During the same time period of 1850-52, the President of the United States authorized a series of treaty negotiations designed to remove Native American occupancy and claim to their California homelands. This series of treaty negotiations was unique in that the treaties negotiated offered far less in 'benefits' to Tribes than any that had been historically offered in previous treaties ratified by the United States and Tribal Nations. Important to our Pechanga history, The Treaty Made and Concluded at the Village of Temecula, on January 7, 1852 was among the treaties negotiated.

So few benefits were offered for the relinquishment by California Tribes of vast millions of acres of California's most valuable lands to the United States that it was commented upon and justified in report to the United States Senate in 1852. A primary focus of treaty negotiations was to assure that access to gold exports from California were assured, as excerpts from an 1852 report to the Senate on the treaty negotiations illustrate:
"Admitting, however, that some of these reservations contain gold enough to add a few thousands even, to the many millions taken from the soil, I ask, is it not expedient and politic to permit them (the Tribes) to take them (the reservations)?"

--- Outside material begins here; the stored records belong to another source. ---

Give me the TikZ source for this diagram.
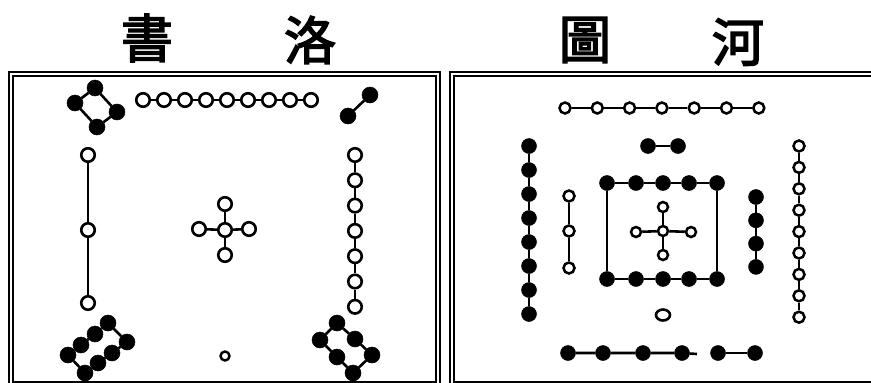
\documentclass[tikz,border=0pt]{standalone}
\usepackage{fontspec}
\usetikzlibrary{shapes.geometric}
\newfontfamily\cjk[AutoFakeBold=3]{Noto Sans CJK TC}
\tikzset{
  wc/.style={circle,draw=black,fill=white,line width=2.6pt,minimum size=13.5pt,inner sep=0pt},
  wcs/.style={wc,minimum size=11pt,line width=2.5pt},
  bc/.style={circle,fill=black,draw=black,line width=0.5pt,minimum size=16pt,inner sep=0pt},
  bcs/.style={bc,minimum size=15pt},
  link/.style={line width=2.6pt},
  frameline/.style={line width=1.4pt},
  title/.style={font=\cjk\fontsize{52}{52}\selectfont\bfseries,inner sep=0pt}
}
\begin{document}
\begin{tikzpicture}[x=1pt,y=-1pt]
\useasboundingbox (0,0) rectangle (871,383);
\clip (0,0) rectangle (871,383);
% titles
\node[title] (t1) at (147,38) {書};
\node[title] (t2) at (310,40) {洛};
\node[title] (t3) at (585,40) {圖};
\node[title] (t4) at (738,42) {河};
% frames
\draw[frameline] (9,72) rectangle (440,388);
\draw[frameline] (13,76) rectangle (436,382);
\draw[frameline] (450,72) rectangle (885,388);
\draw[frameline] (454,76) rectangle (880,382);

% ===== Luo Shu =====
% 4 top-left
\node[bc] (a1) at (95,88) {};
\node[bc] (a2) at (117,112) {};
\node[bc] (a3) at (97,127) {};
\node[bc] (a4) at (75,103) {};
\draw[link] (a1) -- (a2) -- (a3) -- (a4) -- (a1);
% 9 top
\foreach \i in {0,...,8} \node[wc] (n\i) at ({143+21*\i},100) {};
\foreach \i in {1,...,8}{\pgfmathtruncatemacro\p{\i-1}\draw[link] (n\p) -- (n\i);}
% 2 top-right
\node[bc] (b1) at (370,95) {};
\node[bc] (b2) at (348,116) {};
\draw[link] (b1) -- (b2);
% 3 left
\node[wc] (c1) at (88,155) {};
\node[wc] (c2) at (88,230) {};
\node[wc] (c3) at (88,303) {};
\draw[link] (c1) -- (c2) -- (c3);
% 5 centre
\node[wc] (d0) at (225,230) {};
\node[wc] (d1) at (225,204) {};
\node[wc] (d2) at (225,255) {};
\node[wc] (d3) at (199,229) {};
\node[wc] (d4) at (249,229) {};
\foreach \k in {1,...,4} \draw[link] (d0) -- (d\k);
% 7 right
\foreach \i in {0,...,6} \node[wc] (r\i) at (355,{155+25.3*\i}) {};
\foreach \i in {1,...,6}{\pgfmathtruncatemacro\p{\i-1}\draw[link] (r\p) -- (r\i);}
% 8 bottom-left
\node[bc] (e1) at (108,323) {};
\node[bc] (e2) at (95,334) {};
\node[bc] (e3) at (81,345) {};
\node[bc] (e4) at (68,355) {};
\node[bc] (f1) at (127,342) {};
\node[bc] (f2) at (112,353) {};
\node[bc] (f3) at (98,363) {};
\node[bc] (f4) at (85,373) {};
\draw[link] (e1) -- (e2) -- (e3) -- (e4) -- (f4) -- (f3) -- (f2) -- (f1) -- (e1);
% 1 bottom
\node[wc,minimum size=9pt,line width=2.4pt] (g1) at (225,356) {};
% 6 bottom-right
\node[bc] (h1) at (337,323) {};
\node[bc] (h2) at (355,339) {};
\node[bc] (h3) at (372,355) {};
\node[bc] (h4) at (353,373) {};
\node[bc] (h5) at (337,357) {};
\node[bc] (h6) at (320,340) {};
\draw[link] (h1) -- (h2) -- (h3) -- (h4) -- (h5) -- (h6) -- (h1);

% ===== He Tu =====
% 7 top
\foreach \i in {0,...,6} \node[wcs] (p\i) at ({565+32.3*\i},108) {};
\foreach \i in {1,...,6}{\pgfmathtruncatemacro\p{\i-1}\draw[link] (p\p) -- (p\i);}
% 2
\node[bcs] (q1) at (648,146) {};
\node[bcs] (q2) at (678,146) {};
\draw[link] (q1) -- (q2);
% 8 left outer
\foreach \i in {0,...,7} \node[bcs] (s\i) at (529,{146+24*\i}) {};
\foreach \i in {1,...,7}{\pgfmathtruncatemacro\p{\i-1}\draw[link] (s\p) -- (s\i);}
% 3 left inner
\node[wcs] (u1) at (569,196) {};
\node[wcs] (u2) at (569,231) {};
\node[wcs] (u3) at (569,268) {};
\draw[link] (u1) -- (u2) -- (u3);
% 10 square
\foreach \i/\x in {0/607,1/636,2/663,3/689,4/717}{
  \node[bcs] (v\i) at (\x,183) {};
  \node[bcs] (w\i) at (\x,279) {};
}
\foreach \i in {1,...,4}{\pgfmathtruncatemacro\p{\i-1}\draw[link] (v\p) -- (v\i); \draw[link] (w\p) -- (w\i);}
\draw[link] (v0) -- (w0);
\draw[link] (v4) -- (w4);
% 5 centre
\node[wcs,minimum size=10pt] (x0) at (663,231) {};
\node[wcs,minimum size=10pt] (x1) at (663,207) {};
\node[wcs,minimum size=10pt] (x2) at (663,255) {};
\node[wcs,minimum size=10pt] (x3) at (636,232) {};
\node[wcs,minimum size=10pt] (x4) at (691,232) {};
\foreach \k in {1,...,4} \draw[link] (x0) -- (x\k);
% 4 right inner
\foreach \i in {0,...,3} \node[bcs] (y\i) at (756,{197+23.3*\i}) {};
\foreach \i in {1,...,3}{\pgfmathtruncatemacro\p{\i-1}\draw[link] (y\p) -- (y\i);}
% 9 right outer
\foreach \i in {0,...,8} \node[wcs] (z\i) at (799,{146+21.4*\i}) {};
\foreach \i in {1,...,8}{\pgfmathtruncatemacro\p{\i-1}\draw[link] (z\p) -- (z\i);}
% 1
\node[ellipse,draw=black,fill=white,line width=2.6pt,minimum width=14pt,minimum height=11pt,inner sep=0pt] (o1) at (663,315) {};
% 6 bottom
\node[bcs] (k1) at (568,353) {};
\node[bcs] (k2) at (603,353) {};
\node[bcs] (k3) at (643,353) {};
\node[bcs] (k4) at (682,353) {};
\node[bcs] (k5) at (718,353) {};
\node[bcs] (k6) at (755,353) {};
\coordinate (kend) at (697,354);
\draw[link] (k1) -- (k2) -- (k3) -- (k4) -- (kend);
\draw[link] (k5) -- (k6);
\end{tikzpicture}
\end{document}
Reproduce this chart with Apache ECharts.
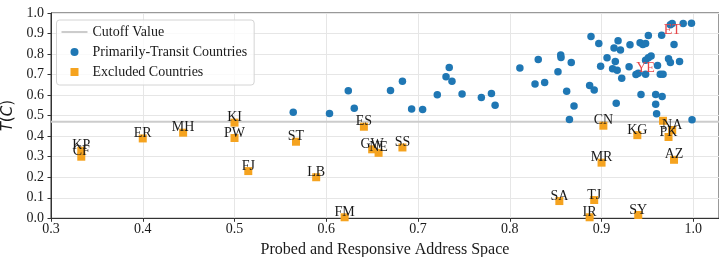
<!DOCTYPE html>
<html><head><meta charset="utf-8">
<script src="https://cdn.jsdelivr.net/npm/echarts@6/dist/echarts.min.js"></script>
<style>html,body{margin:0;padding:0;background:#fff}#c{width:719px;height:257px}</style>
</head><body><div id="c"></div>
<script>
// ---- data ----
const cutoffValue = 0.47;
const xRange = [0.3, 1.028];
const yRange = [0, 1.0];

const transitX = [0.564,0.6035,0.624,0.6305,0.670,0.683,0.693,0.705,0.721,0.7305,
  0.734,0.737,0.748,0.769,0.780,0.784,0.811,0.8275,0.831,0.838,
  0.8525,0.8555,0.8558,0.862,0.867,0.870,0.865,0.887,0.892,0.8885,
  0.897,0.899,0.906,0.912,0.9136,0.915,0.917,0.918,0.9206,0.922,
  0.916,0.930,0.931,0.9375,0.940,0.942,0.943,0.945,0.948,0.948,
  0.948,0.951,0.951,0.954,0.959,0.959,0.960,0.961,0.964,0.967,
  0.9655,0.966,0.973,0.975,0.975,0.977,0.979,0.985,0.989,0.998,0.9986];
const transitY = [0.516,0.510,0.621,0.536,0.623,0.667,0.533,0.530,0.602,0.690,
  0.735,0.668,0.606,0.589,0.608,0.551,0.732,0.654,0.773,0.661,
  0.714,0.795,0.783,0.619,0.759,0.547,0.481,0.647,0.625,0.885,
  0.852,0.741,0.782,0.728,0.830,0.764,0.721,0.865,0.820,0.682,
  0.560,0.738,0.845,0.701,0.707,0.855,0.603,0.847,0.852,0.770,
  0.702,0.782,0.891,0.791,0.603,0.556,0.509,0.744,0.702,0.702,
  0.892,0.593,0.777,0.759,0.943,0.949,0.847,0.764,0.949,0.950,0.480];
const transitNamedIdx = [65, 50];
const transitNamed = ['ET', 'YE'];

const excludedX = [0.333,0.333,0.400,0.444,0.500,0.500,0.515,0.567,0.589,0.620,
  0.641,0.650,0.657,0.683,0.854,0.892,0.887,0.900,0.902,0.939,
  0.940,0.967,0.977,0.973,0.979];
const excludedY = [0.329,0.300,0.389,0.417,0.466,0.391,0.230,0.373,0.200,0.005,
  0.446,0.336,0.319,0.345,0.084,0.089,0.005,0.271,0.451,0.405,
  0.016,0.475,0.430,0.396,0.285];
const excludedNames = ['KP','CF','ER','MH','KI','PW','FJ','ST','LB','FM',
  'ES','GW','NE','SS','SA','TJ','IR','MR','CN','KG',
  'SY','','NA','PK','AZ'];

const legendNames = ['Cutoff Value', 'Primarily-Transit Countries', 'Excluded Countries'];
const xAxisTitle = 'Probed and Responsive Address Space';

// ---- chart ----
const SERIF = '"Liberation Serif", "Times New Roman", serif';
const chart = echarts.init(document.getElementById('c'), null, {renderer: 'canvas'});

const transitData = transitX.map((x, i) => {
  const k = transitNamedIdx.indexOf(i);
  return {value: [x, transitY[i]], name: k >= 0 ? transitNamed[k] : ''};
});
const excludedData = excludedX.map((x, i) => ({value: [x, excludedY[i]], name: excludedNames[i]}));

const tickFmt = v => (Math.abs(v * 10 - Math.round(v * 10)) < 1e-6 ? v.toFixed(1) : '');

chart.setOption({
  animation: false,
  backgroundColor: '#ffffff',
  grid: {left: 51, right: 0, top: 13, bottom: 38.7, containLabel: false, outerBoundsMode: 'none',
    show: true, borderColor: '#333333', borderWidth: 1},
  legend: {
    data: [
      {name: legendNames[0], icon: 'path://M0,0H26V2H0Z'},
      {name: legendNames[1], icon: 'circle'},
      {name: legendNames[2], icon: 'path://M0,0H8V8H0Z'}
    ],
    orient: 'vertical', left: 56.5, top: 20,
    itemWidth: 26, itemHeight: 8, itemGap: 6, symbolKeepAspect: true,
    padding: [5, 7, 6, 5],
    backgroundColor: 'rgba(255,255,255,0.8)', borderColor: '#d4d4d4', borderWidth: 1, borderRadius: 3,
    textStyle: {fontFamily: SERIF, fontSize: 14, color: '#1a1a1a', lineHeight: 14},
    selectedMode: false
  },
  xAxis: {
    type: 'value', min: xRange[0], max: xRange[1], interval: 0.1,
    name: xAxisTitle, nameLocation: 'middle', nameGap: 15.5,
    nameTextStyle: {fontFamily: SERIF, fontSize: 16, color: '#1a1a1a', verticalAlign: 'top', lineHeight: 16},
    axisLine: {show: true, lineStyle: {color: '#333333', width: 1}},
    axisTick: {show: true, length: 3.5, inside: false, lineStyle: {color: '#333333'}},
    axisLabel: {margin: 4.5, fontFamily: SERIF, fontSize: 14, color: '#1a1a1a', formatter: tickFmt, showMaxLabel: false},
    splitLine: {show: true, lineStyle: {color: '#e6e6e6', width: 1}}
  },
  yAxis: {
    type: 'value', min: yRange[0], max: yRange[1], interval: 0.1,
    name: '{i|T}{n|(}{i|C}{n|)}', nameLocation: 'middle', nameGap: 27, nameRotate: 90,
    nameTextStyle: {
      color: '#1a1a1a',
      rich: {
        i: {fontFamily: '"DejaVu Sans"', fontStyle: 'italic', fontSize: 15, color: '#1a1a1a'},
        n: {fontFamily: '"DejaVu Sans"', fontSize: 15, color: '#1a1a1a'}
      }
    },
    axisLine: {show: true, lineStyle: {color: '#333333', width: 1}},
    axisTick: {show: true, length: 3.5, inside: false, lineStyle: {color: '#333333'}},
    axisLabel: {margin: 7, fontFamily: SERIF, fontSize: 14, color: '#1a1a1a', formatter: v => v.toFixed(1)},
    splitLine: {show: true, lineStyle: {color: '#e6e6e6', width: 1}}
  },
  series: [
    {
      name: legendNames[0], type: 'line', silent: true, z: 1,
      data: [[xRange[0], cutoffValue], [xRange[1], cutoffValue]],
      symbol: 'none', lineStyle: {color: '#cccccc', width: 2}, itemStyle: {color: '#cccccc'}
    },
    {
      name: legendNames[1], type: 'scatter', z: 3, symbol: 'circle', symbolSize: 7.5,
      itemStyle: {color: '#1f77b4', opacity: 1},
      data: transitData,
      label: {show: true, position: 'top', distance: -6, formatter: '{b}',
        fontFamily: SERIF, fontSize: 14, color: '#e8474a', lineHeight: 14},
      labelLayout: p => (p.text === 'ET' ? {dy: 12} : {dy: -1})
    },
    {
      name: legendNames[2], type: 'scatter', z: 4, symbol: 'rect', symbolSize: 8,
      itemStyle: {color: '#f5a31f', opacity: 1},
      data: excludedData,
      label: {show: true, position: 'top', distance: -6, formatter: '{b}',
        fontFamily: SERIF, fontSize: 14, color: '#1a1a1a', lineHeight: 14}
    }
  ]
});
</script>
</body></html>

"During the Indian war of last spring, whole mining districts were abandoned, and, although unacquainted with the statistics of the State, I will venture the remark that the exports of gold were less by millions during that period than during the months immediately succeeding. If this was the result of a war with a very few tribes, what may be considered as the effects of a war with the entire Indian population of California" Popular feeling prejudicial to the treaties has been assigned as a reason for their rejection, and cannot the question be properly and naturally asked, will popular feeling point out a substitute, I venture the prediction in this matter, that an entire change in popular feeling will take place, at least among such as regard the Indians as having a right even to a bare and scanty living."

"To those who regard the stipulations of these treaties as novel, I would simply remark, that beef and flour are but substitutes for annuities in money, powder, lead, and guns, and that while the treasury is being drawn upon annually to fulfill the obligations of other treaties, these supplies are to cease after the short term of two or three years."

- EDWARD F. BEAL, Superintendent Indian Affairs for California. Hon. L. Lea, Commissioner of Indian Affairs. Washington City, D.C., May 11, 1852

The US Senate did not ratify the treaties. Negotiated in good faith by Tribes, and at little relative cost by federal negotiators, the US Senate decided instead to order the treaties and the evidence they confirmed of Tribal land rights in California to be hidden in secret for 60 years. The result for California tribal members was that they had little protection from the state of California's legislation and court systems encouraging Native American extermination, slavery, and the dispossession of Native homelands. This continued for all of the late 1800's and well into the 1900's. Conversely, during the late 1800?s tens of millions of dollars worth of gold annually was exported from California, much of it to the east coast of the United States where it was converted into coins by the federal government's Philadelphia Mint. Other coins were minted by authorization of an 1850 Presidential Order at the San Francisco Mint.